**Task prompt:**
Copy each line of the data below exactly, leaving out pictures.
==== Data section ====
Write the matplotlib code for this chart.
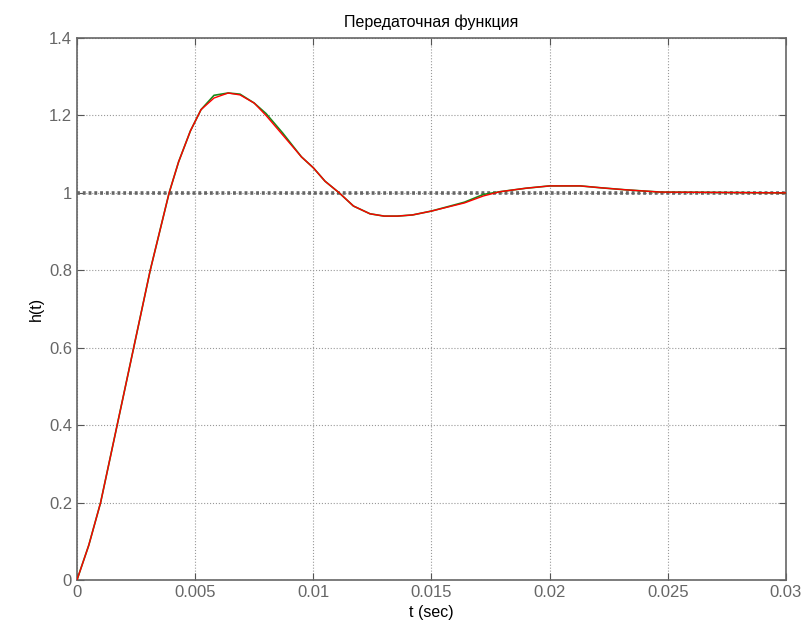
import matplotlib
matplotlib.use("Agg")
import matplotlib.pyplot as plt

plt.rcParams['font.family'] = ['Liberation Sans', 'DejaVu Sans']

# step response samples
t = [0, 0.0005, 0.001, 0.0017, 0.0024, 0.0031, 0.0039, 0.0043, 0.0048, 0.00525,
     0.0058, 0.0064, 0.0069, 0.0075, 0.008, 0.0087, 0.0095, 0.01, 0.0105, 0.0111,
     0.0117, 0.0124, 0.013, 0.01356, 0.0142, 0.015, 0.0164, 0.0172, 0.0179, 0.019,
     0.02, 0.0213, 0.0222, 0.0232, 0.0247, 0.03]
h_red = [0, 0.09, 0.20, 0.40, 0.60, 0.80, 1.00, 1.08, 1.16, 1.215,
         1.245, 1.258, 1.253, 1.232, 1.20, 1.15, 1.093, 1.065, 1.03, 1.0,
         0.966, 0.946, 0.94, 0.94, 0.943, 0.953, 0.974, 0.992, 1.003, 1.012,
         1.018, 1.018, 1.013, 1.008, 1.002, 1.0]
h_green = [0, 0.09, 0.20, 0.40, 0.60, 0.80, 1.00, 1.08, 1.16, 1.215,
           1.252, 1.258, 1.255, 1.232, 1.205, 1.155, 1.093, 1.065, 1.03, 1.0,
           0.966, 0.946, 0.94, 0.94, 0.943, 0.953, 0.976, 0.996, 1.003, 1.012,
           1.018, 1.018, 1.013, 1.008, 1.002, 1.0]
steady = 1.0

fig = plt.figure(figsize=(8.06, 6.39), dpi=100)
ax = fig.add_axes([0.0955, 0.0923, 0.8795, 0.8482])

ax.axhline(steady, color='#666666', lw=2.6, ls=(0, (0.8, 0.8)), zorder=2)
ax.plot(t, h_green, color='#1a8a1a', lw=1.2, zorder=3)
ax.plot(t, h_red, color='red', lw=1.0, zorder=4)

ax.set_xlim(0, 0.03)
ax.set_ylim(0, 1.4)
ax.set_xticks([0, 0.005, 0.01, 0.015, 0.02, 0.025, 0.03])
ax.set_xticklabels(['0', '0.005', '0.01', '0.015', '0.02', '0.025', '0.03'])
ax.set_yticks([0, 0.2, 0.4, 0.6, 0.8, 1, 1.2, 1.4])
ax.set_yticklabels(['0', '0.2', '0.4', '0.6', '0.8', '1', '1.2', '1.4'])

ax.grid(True, color='#999999', ls=':', lw=0.8)
ax.tick_params(direction='in', top=True, right=True, length=5,
               colors='#555555', labelsize=12, labelcolor='#666666')
for s in ax.spines.values():
    s.set_color('#666666')
    s.set_linewidth(1.2)

ax.set_title('Передаточная функция', fontsize=11.5, pad=8)
ax.set_xlabel('t (sec)', fontsize=11.5)
ax.set_ylabel('h(t)', fontsize=11.5)

fig.savefig('out.png', dpi=100)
====
**Finished exercise:**
Write the matplotlib code for this chart.
import matplotlib
matplotlib.use("Agg")
import matplotlib.pyplot as plt

plt.rcParams['font.family'] = ['Liberation Sans', 'DejaVu Sans']

# step response samples
t = [0, 0.0005, 0.001, 0.0017, 0.0024, 0.0031, 0.0039, 0.0043, 0.0048, 0.00525,
     0.0058, 0.0064, 0.0069, 0.0075, 0.008, 0.0087, 0.0095, 0.01, 0.0105, 0.0111,
     0.0117, 0.0124, 0.013, 0.01356, 0.0142, 0.015, 0.0164, 0.0172, 0.0179, 0.019,
     0.02, 0.0213, 0.0222, 0.0232, 0.0247, 0.03]
h_red = [0, 0.09, 0.20, 0.40, 0.60, 0.80, 1.00, 1.08, 1.16, 1.215,
         1.245, 1.258, 1.253, 1.232, 1.20, 1.15, 1.093, 1.065, 1.03, 1.0,
         0.966, 0.946, 0.94, 0.94, 0.943, 0.953, 0.974, 0.992, 1.003, 1.012,
         1.018, 1.018, 1.013, 1.008, 1.002, 1.0]
h_green = [0, 0.09, 0.20, 0.40, 0.60, 0.80, 1.00, 1.08, 1.16, 1.215,
           1.252, 1.258, 1.255, 1.232, 1.205, 1.155, 1.093, 1.065, 1.03, 1.0,
           0.966, 0.946, 0.94, 0.94, 0.943, 0.953, 0.976, 0.996, 1.003, 1.012,
           1.018, 1.018, 1.013, 1.008, 1.002, 1.0]
steady = 1.0

fig = plt.figure(figsize=(8.06, 6.39), dpi=100)
ax = fig.add_axes([0.0955, 0.0923, 0.8795, 0.8482])

ax.axhline(steady, color='#666666', lw=2.6, ls=(0, (0.8, 0.8)), zorder=2)
ax.plot(t, h_green, color='#1a8a1a', lw=1.2, zorder=3)
ax.plot(t, h_red, color='red', lw=1.0, zorder=4)

ax.set_xlim(0, 0.03)
ax.set_ylim(0, 1.4)
ax.set_xticks([0, 0.005, 0.01, 0.015, 0.02, 0.025, 0.03])
ax.set_xticklabels(['0', '0.005', '0.01', '0.015', '0.02', '0.025', '0.03'])
ax.set_yticks([0, 0.2, 0.4, 0.6, 0.8, 1, 1.2, 1.4])
ax.set_yticklabels(['0', '0.2', '0.4', '0.6', '0.8', '1', '1.2', '1.4'])

ax.grid(True, color='#999999', ls=':', lw=0.8)
ax.tick_params(direction='in', top=True, right=True, length=5,
               colors='#555555', labelsize=12, labelcolor='#666666')
for s in ax.spines.values():
    s.set_color('#666666')
    s.set_linewidth(1.2)

ax.set_title('Передаточная функция', fontsize=11.5, pad=8)
ax.set_xlabel('t (sec)', fontsize=11.5)
ax.set_ylabel('h(t)', fontsize=11.5)

fig.savefig('out.png', dpi=100)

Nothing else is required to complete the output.